The twins are six foot four, identical and uniformed. They stand behind me. We are all in front of the rhodendron and camelia bushes. They have just returned from their base in Cheyenne. I have returned from second grade. Mother, the bully in the family, has determined that tomorrow the twins will accompany me to school because I don't have a father to show off. It all seems a bit awkward. They are big bumbling men ordered around by their bossy sister. In Air Force blue with brass buttons they hover at the school room door. In lavender plaid and white lace I escort them inside, across the deep red linoleum with its high gloss shine. And what are we all supposed to do? All I know is that twelve feet eight inches of uncles never can equal one five foot eleven father. The numbers don't add up in arithmetic rhythm. A big hole is the substraction, the perfume of death on a rose-colored sofa. But we all smile in our best proud fashion and act like we are not awkward but a true family, the kind of family that sticks together and doesn't tell about molestation by cousins or the suspected exaggerations of little girls. This is how we show love. "You were too young to remember," is what the mother boss told me later, the same boss I told when it happened and I got into trouble for telling.

k's mumbo jumbo said...

"That one was taken back in 1952, right before we moved back the the states". The photos was yellowed, crisp but so beautiful that my heart broke. A family so full of joy standing in front of their little French home. The home they were about to leave forever.
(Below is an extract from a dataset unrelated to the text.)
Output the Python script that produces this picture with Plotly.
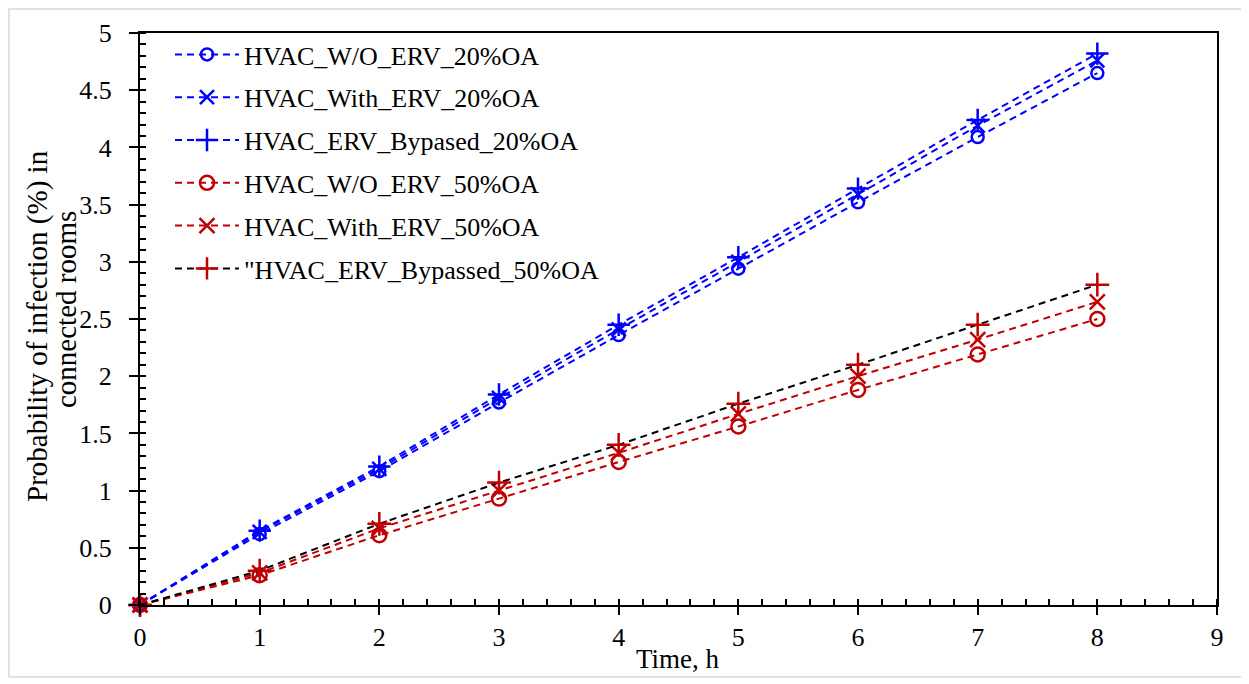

A photo taken just before tragedy struck and everything in their worlds changed. And, yet, it was a photo of perseverance. Telling the past, the present and the future all at once.
I don't know if she could remember all of the things that picture stood for. She was slipping further away with each passing day. But looking at it in that moment I could see that she was remembering the joy that the moment the photo was taken had held.